Yusef Salaam, Member Of Central Park Five, Wins City Council Race In Harlem

In 1989, Salaam was one of five Black teens racially profiled and erroneously blamed for the death of a white jogger in Central Park. Incarcerated for nearly seven years and exonerated in 2022, he has now won a Democratic primary for City Council in Harlem’s 9th District. In a victory speech, he said that the injustices foisted on him thirty-odd years ago taught him how to challenge the system and see America for what it really is.

| 30 Jun 2023 | 12:31

Yusef Salaam, one of the exonerated Central Park Five (along with Korey Wise, Kevin Richardson, Antron McCray, and Raymond Santana), has appeared to win a Democratic primary for City Council in Harlem’s 9th District. Racially profiled and falsely imprisoned in 1989 for the murder of a white jogger in Central Park, Saalam was just one victim of a case that captured the attention of a nation with its stark exposure of mass incarceration and racism within the justice system. Now, after running a campaign for City Council in Harlem that included planks for housing as a human right and “right-sizing” the NYPD–not to mention providing baby bonds as a form of economic justice and addressing everything from food deserts to climate change–Salaam has won the Democratic primary.

If he wins in the general election (which seems highly likely given the concentration of Democratic voters in the district) he will take over from Kristin Richardson Jordan, the current incumbent who declined to run for reelection.

Under the city’s ranked-choice voting system, the board of elections must ascertain if any one candidate received more than 50 percent of the vote in order to avoid a runoff election.

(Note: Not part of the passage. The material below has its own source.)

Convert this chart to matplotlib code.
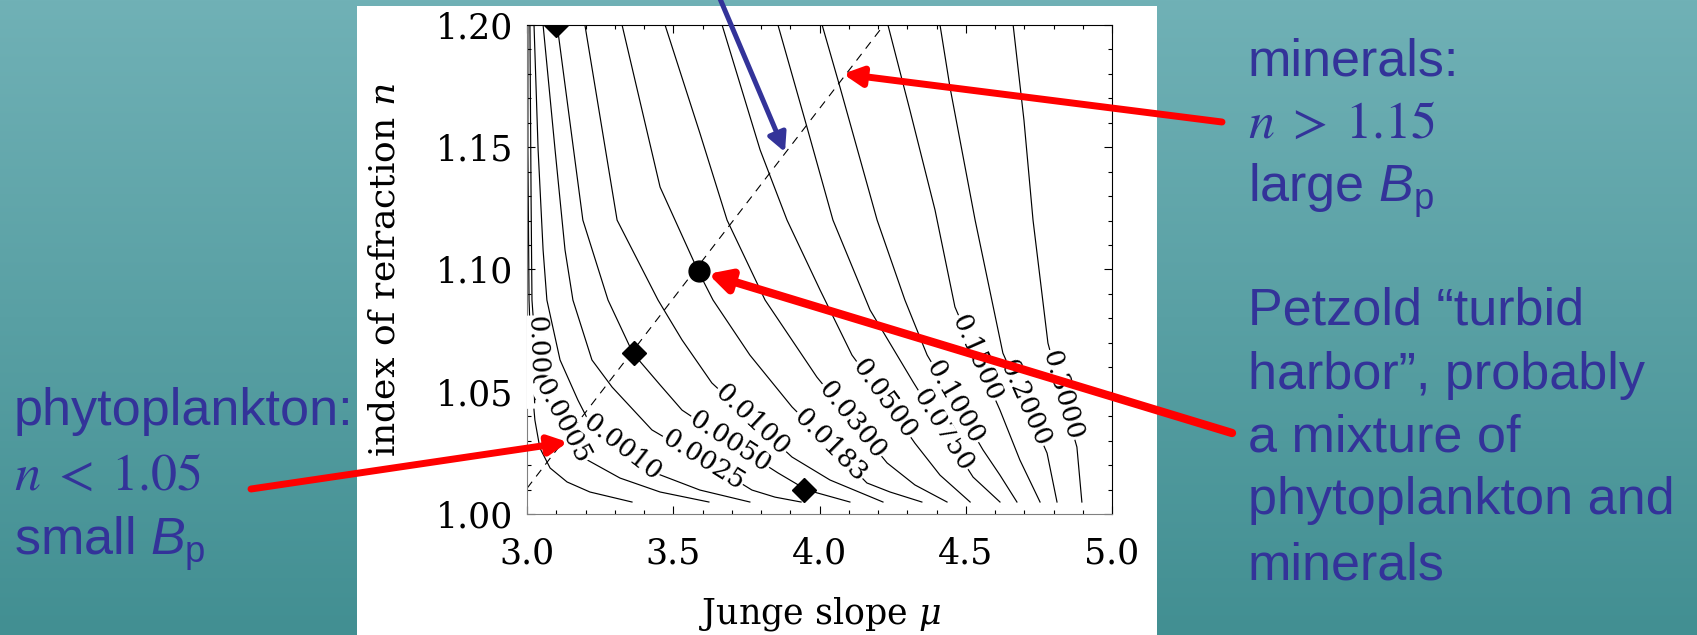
import numpy as np
import matplotlib
matplotlib.use("Agg")
import matplotlib.pyplot as plt
from matplotlib.patches import Rectangle
from matplotlib.ticker import MultipleLocator

plt.rcParams['mathtext.fontset'] = 'custom'
plt.rcParams['mathtext.rm'] = 'Liberation Sans'
plt.rcParams['mathtext.it'] = 'Liberation Sans:italic'

W, H = 1697, 635
BLUE = '#333399'

# ---- contour lines of Bp: Junge slope mu, index n ----
levels = ['0.0001', '0.0005', '0.0010', '0.0025', '0.0050', '0.0100', '0.0183',
          '0.0300', '0.0500', '0.0750', '0.1000', '0.1500', '0.2000', '0.3000']

mu_0001 = [3.003, 3.003, 3.007, 3.014, 3.024, 3.027, 3.044, 3.079, 3.137, 3.215, 3.359]
n_0001 = [1.200, 1.1489, 1.0875, 1.0630, 1.0425, 1.0384, 1.0270, 1.0188, 1.0131, 1.0090, 1.0049]
mu_0005 = [3.010, 3.014, 3.017, 3.034, 3.062, 3.123, 3.188, 3.318, 3.455, 3.622]
n_0005 = [1.200, 1.1284, 1.0875, 1.0589, 1.0507, 1.0384, 1.0233, 1.0147, 1.0090, 1.0049]
mu_0010 = [3.024, 3.038, 3.055, 3.068, 3.113, 3.174, 3.209, 3.325, 3.438, 3.591, 3.762]
n_0010 = [1.200, 1.1489, 1.1080, 1.0875, 1.0630, 1.0466, 1.0384, 1.0274, 1.0168, 1.0098, 1.0049]
mu_0025 = [3.055, 3.096, 3.130, 3.157, 3.222, 3.291, 3.427, 3.602, 3.769, 3.848, 3.937]
n_0025 = [1.200, 1.1489, 1.1080, 1.0875, 1.0630, 1.0519, 1.0344, 1.0221, 1.0098, 1.0069, 1.0049]
mu_0050 = [3.103, 3.191, 3.277, 3.362, 3.455, 3.530, 3.694, 3.858, 3.957, 4.104]
n_0050 = [1.200, 1.1202, 1.0875, 1.0658, 1.0528, 1.0425, 1.0294, 1.0168, 1.0098, 1.0049]
mu_0100 = [3.198, 3.308, 3.448, 3.530, 3.632, 3.769, 3.906, 4.036, 4.217]
n_0100 = [1.200, 1.1202, 1.0875, 1.0712, 1.0536, 1.0384, 1.0233, 1.0139, 1.0049]
mu_0183 = [3.325, 3.455, 3.585, 3.636, 3.762, 3.906, 4.036, 4.162, 4.241, 4.350]
n_0183 = [1.200, 1.1337, 1.0994, 1.0875, 1.0650, 1.0438, 1.0282, 1.0127, 1.0090, 1.0049]
mu_0300 = [3.472, 3.591, 3.684, 3.814, 3.991, 4.111, 4.231, 4.326, 4.436]
n_0300 = [1.200, 1.1558, 1.1202, 1.0875, 1.0560, 1.0384, 1.0209, 1.0119, 1.0049]
mu_0500 = [3.667, 3.797, 3.889, 4.002, 4.111, 4.221, 4.326, 4.412, 4.515]
n_0500 = [1.200, 1.1489, 1.1202, 1.0916, 1.0650, 1.0470, 1.0290, 1.0159, 1.0049]
mu_0750 = [3.858, 3.957, 4.046, 4.173, 4.320, 4.422, 4.525, 4.617]
n_0750 = [1.200, 1.1583, 1.1202, 1.0834, 1.0540, 1.0344, 1.0151, 1.0049]
mu_1000 = [4.009, 4.070, 4.197, 4.292, 4.368, 4.463, 4.559, 4.617, 4.675]
n_1000 = [1.200, 1.1746, 1.1202, 1.0875, 1.0650, 1.0458, 1.0262, 1.0159, 1.0049]
mu_1500 = [4.234, 4.309, 4.395, 4.463, 4.538, 4.617, 4.685, 4.754]
n_1500 = [1.200, 1.1652, 1.1243, 1.0847, 1.0638, 1.0425, 1.0221, 1.0049]
mu_2000 = [4.412, 4.446, 4.532, 4.627, 4.703, 4.778, 4.812]
n_2000 = [1.200, 1.1746, 1.1202, 1.0658, 1.0454, 1.0249, 1.0049]
mu_3000 = [4.662, 4.699, 4.730, 4.781, 4.829, 4.880, 4.897]
n_3000 = [1.200, 1.1611, 1.1202, 1.0699, 1.0487, 1.0274, 1.0049]

# where each level is labelled on its line
label_mu = [3.034, 3.120, 3.325, 3.602, 3.694, 3.769, 4.036, 4.111, 4.221, 4.422, 4.463, 4.538, 4.703, 4.829]
label_n = [1.0622, 1.0380, 1.0274, 1.0221, 1.0294, 1.0384, 1.0282, 1.0384, 1.0470, 1.0344, 1.0458, 1.0638, 1.0454, 1.0487]
label_rot = [-88, -62, -38, -32, -33, -43, -45, -51, -54, -58, -60, -66, -66, -74]

# dashed relation and the marked samples
dash_mu = [3.0, 4.22]
dash_n = [1.0105, 1.20]
diamond_mu = [3.10, 3.366, 3.947]
diamond_n = [1.20, 1.066, 1.010]
petzold_mu = [3.587]
petzold_n = [1.0994]

x_ticks = [3.0, 3.5, 4.0, 4.5, 5.0]
x_ticklabels = ['3.0', '3.5', '4.0', '4.5', '5.0']
y_ticks = [1.00, 1.05, 1.10, 1.15, 1.20]
y_ticklabels = ['1.00', '1.05', '1.10', '1.15', '1.20']

lines_mu = [mu_0001, mu_0005, mu_0010, mu_0025, mu_0050, mu_0100, mu_0183,
            mu_0300, mu_0500, mu_0750, mu_1000, mu_1500, mu_2000, mu_3000]
lines_n = [n_0001, n_0005, n_0010, n_0025, n_0050, n_0100, n_0183,
           n_0300, n_0500, n_0750, n_1000, n_1500, n_2000, n_3000]

fig = plt.figure(figsize=(W / 100, H / 100), dpi=100)

# slide background
bg = fig.add_axes([0, 0, 1, 1], zorder=-2)
bg.axis('off')
top = np.array([112, 177, 182]) / 255
bot = np.array([66, 143, 146]) / 255
t = np.linspace(0, 1, 256)[:, None, None]
bg.imshow(top + (bot - top) * t, aspect='auto', extent=[0, 1, 0, 1])
fig.add_artist(Rectangle((357 / W, 0), 800 / W, 629 / H, transform=fig.transFigure,
                         fc='white', ec='none', zorder=-1))

ax = fig.add_axes([527 / W, 121 / H, 585 / W, 489 / H], zorder=1)

for m, n in zip(lines_mu, lines_n):
    ax.plot(m, n, color='black', lw=0.85, zorder=2)

for lab, m, n, r in zip(levels, label_mu, label_n, label_rot):
    ax.text(m, n, lab, rotation=r, rotation_mode='anchor', ha='center', va='center',
            fontsize=19, family='DejaVu Serif', zorder=3, clip_on=True,
            bbox=dict(fc='white', ec='none', pad=0.3))

ax.plot(dash_mu, dash_n, color='black', lw=0.8, ls=(0, (7.5, 6)), zorder=2)
ax.plot(diamond_mu, diamond_n, 'D', color='black', ms=12, zorder=4)
ax.plot(petzold_mu, petzold_n, 'o', color='black', ms=15, zorder=4)

ax.set_xlim(3.0, 5.0)
ax.set_ylim(1.0, 1.2)
ax.set_xticks(x_ticks)
ax.set_xticklabels(x_ticklabels, fontsize=25, family='DejaVu Serif')
ax.set_yticks(y_ticks)
ax.set_yticklabels(y_ticklabels, fontsize=25, family='DejaVu Serif')
ax.xaxis.set_minor_locator(MultipleLocator(0.1))
ax.yaxis.set_minor_locator(MultipleLocator(0.01))
ax.tick_params(which='both', direction='in', top=True, right=True, width=0.8)
ax.tick_params(which='major', length=6)
ax.tick_params(which='minor', length=3)
ax.tick_params(axis='x', pad=16)
ax.tick_params(axis='y', pad=10)
for s in ['left', 'bottom']:
    ax.spines[s].set_color('#808080')
for s in ['top', 'right']:
    ax.spines[s].set_color('black')

ax.set_xlabel(r'Junge slope $\mu$', fontsize=25, family='DejaVu Serif', math_fontfamily='dejavuserif')
ax.set_ylabel(r'index of refraction $n$', fontsize=26, family='DejaVu Serif', math_fontfamily='dejavuserif')
ax.xaxis.set_label_coords(0.5, -0.165)
ax.yaxis.set_label_coords(-0.215, 0.5)

# slide annotations
kw = dict(fontsize=37.5, color=BLUE, family='Liberation Sans', va='baseline', ha='left')
fig.text(14 / W, 1 - 425 / H, 'phytoplankton:', **kw)
fig.text(14 / W, 1 - 490 / H, r'$n\;<\;1.05$', math_fontfamily='stix', **kw)
fig.text(14 / W, 1 - 555 / H, r'small $B_\mathrm{p}$', **kw)

right_lines = [('minerals:', 75, None), (r'$n\;>\;1.15$', 138, 'stix'), (r'large $B_\mathrm{p}$', 202, None),
               ('Petzold \u201cturbid', 324, None), ('harbor\u201d, probably', 389, None),
               ('a mixture of', 451, None), ('phytoplankton and', 514, None), ('minerals', 579, None)]
for txt, yb, mf in right_lines:
    if mf:
        fig.text(1248 / W, 1 - yb / H, txt, math_fontfamily=mf, **kw)
    else:
        fig.text(1248 / W, 1 - yb / H, txt, **kw)


def arrow(tip, tail, color, lw, hl, hw):
    ax.annotate('', xy=tip, xycoords='data', xytext=tail, textcoords='figure pixels',
                arrowprops=dict(arrowstyle='-|>,head_length=%g,head_width=%g' % (hl, hw),
                                color=color, lw=lw, shrinkA=0, shrinkB=0, mutation_scale=20),
                annotation_clip=False, zorder=10)


arrow((4.080, 1.180), (1222, H - 122), 'red', 5, 0.55, 0.28)
arrow((3.619, 1.0982), (1232, H - 433), 'red', 6, 0.62, 0.33)
arrow((3.140, 1.0294), (251, H - 489), 'red', 5, 0.55, 0.28)
arrow((3.882, 1.148), (718, H + 6), BLUE, 3.6, 0.55, 0.28)

fig.savefig('out.png', dpi=100)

Early results showed Salaam had just over 50 percent, but the results still must be officially certified before official winners are declared.

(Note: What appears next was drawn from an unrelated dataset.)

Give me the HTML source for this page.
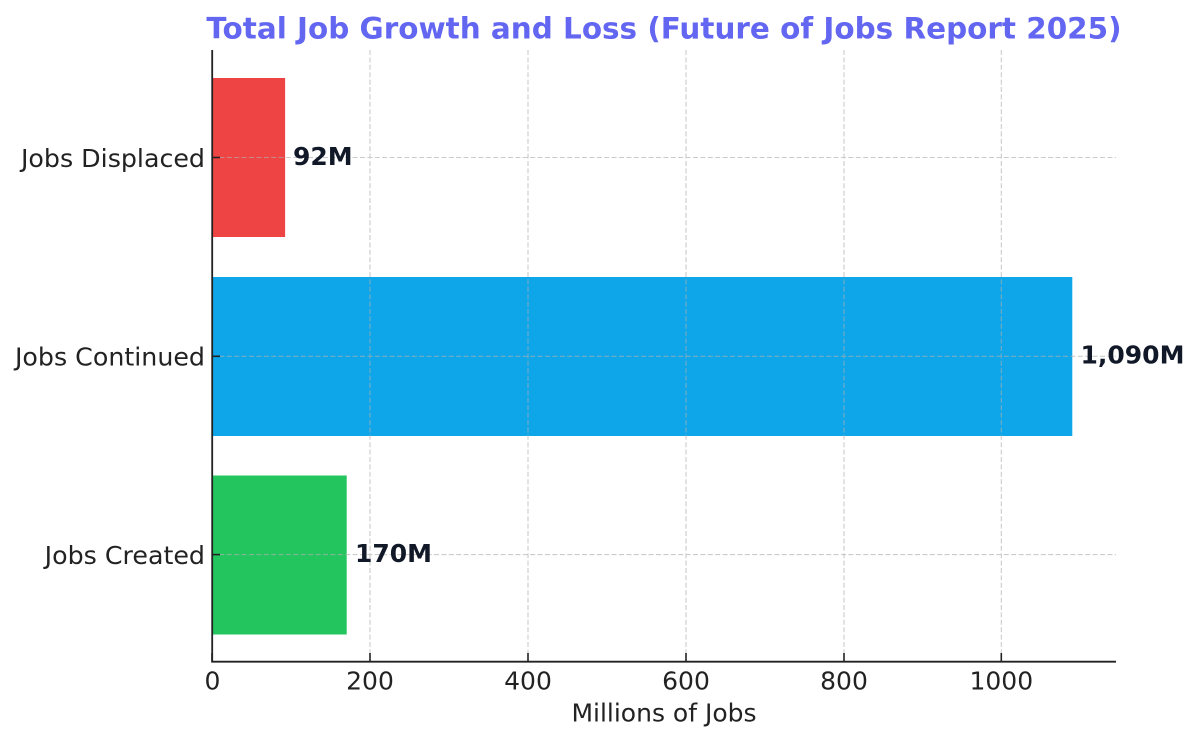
<!DOCTYPE html>
<html>
<head>
<meta charset="utf-8">
<style>
  html, body { margin: 0; padding: 0; background: #ffffff; }
  svg { display: block; }
  text { font-family: "DejaVu Sans", "Liberation Sans", sans-serif; }
</style>
</head>
<body>
<svg width="1200" height="743" viewBox="0 0 1200 743" xmlns="http://www.w3.org/2000/svg">
  <rect x="0" y="0" width="1200" height="743" fill="#ffffff"/>

  <!-- Title -->
  <text x="664" y="38.3" text-anchor="middle" font-size="29.45" font-weight="bold" fill="#6366f1">Total Job Growth and Loss (Future of Jobs Report 2025)</text>

  <!-- Bars -->
  <rect x="212.5" y="78" width="72.6" height="159" fill="#ef4444"/>
  <rect x="212.5" y="277" width="859.8" height="159" fill="#0ea5e9"/>
  <rect x="212.5" y="475.5" width="134.2" height="159" fill="#22c55e"/>

  <!-- Grid (drawn over bars) -->
  <g stroke="#b0b0b0" stroke-width="1.1" stroke-dasharray="5,2.4" opacity="0.65" fill="none">
    <line x1="370" y1="50" x2="370" y2="661"/>
    <line x1="528" y1="50" x2="528" y2="661"/>
    <line x1="686" y1="50" x2="686" y2="661"/>
    <line x1="844" y1="50" x2="844" y2="661"/>
    <line x1="1001.3" y1="50" x2="1001.3" y2="661"/>
    <line x1="212" y1="157.5" x2="1116" y2="157.5"/>
    <line x1="212" y1="356.3" x2="1116" y2="356.3"/>
    <line x1="212" y1="554.6" x2="1116" y2="554.6"/>
  </g>

  <!-- Spines -->
  <line x1="212.2" y1="50" x2="212.2" y2="662.5" stroke="#222" stroke-width="1.8"/>
  <line x1="211.3" y1="661.7" x2="1116" y2="661.7" stroke="#222" stroke-width="1.8"/>

  <!-- Ticks (inward) -->
  <g stroke="#222" stroke-width="1.6">
    <line x1="212" y1="653" x2="212" y2="661"/>
    <line x1="370" y1="653" x2="370" y2="661"/>
    <line x1="528" y1="653" x2="528" y2="661"/>
    <line x1="686" y1="653" x2="686" y2="661"/>
    <line x1="844" y1="653" x2="844" y2="661"/>
    <line x1="1001.3" y1="653" x2="1001.3" y2="661"/>
    <line x1="212" y1="157.5" x2="220" y2="157.5"/>
    <line x1="212" y1="356.3" x2="220" y2="356.3"/>
    <line x1="212" y1="554.6" x2="220" y2="554.6"/>
  </g>

  <!-- X tick labels -->
  <g font-size="25" fill="#222" text-anchor="middle">
    <text x="212.5" y="689.3">0</text>
    <text x="370" y="689.3">200</text>
    <text x="528" y="689.3">400</text>
    <text x="686" y="689.3">600</text>
    <text x="844" y="689.3">800</text>
    <text x="1001.3" y="689.3">1000</text>
  </g>

  <!-- X axis label -->
  <text x="664" y="721.7" text-anchor="middle" font-size="25" fill="#222">Millions of Jobs</text>

  <!-- Y tick labels -->
  <g font-size="25.3" fill="#222" text-anchor="end">
    <text x="205" y="166.8">Jobs Displaced</text>
    <text x="205" y="365.6">Jobs Continued</text>
    <text x="205" y="564">Jobs Created</text>
  </g>

  <!-- Value labels -->
  <g font-size="25" font-weight="bold" fill="#111827">
    <text x="293" y="165">92M</text>
    <text x="1080.5" y="363.5">1,090M</text>
    <text x="355" y="561.8">170M</text>
  </g>
</svg>
</body>
</html>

Yet with a substantial lead over competitors including Assembly member Inez Dickens (who had been endorsed by Mayor Eric Adams), Salaam was declaring victory.

In a victory speech at a Harlem tavern on Frederick Douglas Blvd., where he was surrounded and introduced by family and friends, Salaam quipped that he had “started from the bottom, now we here.” He posited that his campaign was for marginalized Harlemites that have been counted out and forgotten. He mused that he was “born” for such a job, to the cheers of gathered supporters.

He also made sure to allude to the trauma that has made such as imprint on his public image, saying that he was “kidnapped from his home as a 15 year-old child” and “lodged in the belly of the beast.” However, he reflected that he “was gifted to turn that experience into the womb of America. I was gifted to see for what it really was—a system that was trying to make me my ancestors’ wildest nightmare...but I am my ancestors’ wildest dream.” This was received with a roar of applause.

In a pointed jab at Donald Trump, who when then living in New York City during Salaam’s 1989 arrest and had taken out full-page ads advocating for the Five to receive the death penalty, Salaam added that “large ads [were] bought...a whisper for the state to kill us, a whisper into the darkest enclaves of society for them to do to us what they had done to Emmett Till.”

Filmmakers Ken Burns, Sarah Burns, and David McMahon, who directed a 2012 documentary on the Five, issued a statement congratulating Salaam on his win: “We spent a lot of time with Yusef when we were making our film earlier in this century, as we did with Korey Wise, Kevin Richardson, Antron McCray and Raymond Santana. On screen we saw them as young men caught in an awful cycle of accusation and public anger. In life, we saw them as grown men who were remarkably able to forgive, to grow and to share their experiences in a way that allowed all of us to understand how racism impacted not just the criminal justice system and the media, but also so many of the institutions that rashly assumed their guilt.” They concluded by applauding “the people of Harlem for electing a man who has dedicated his life to reconciliation. There’s a lesson here for all of us.”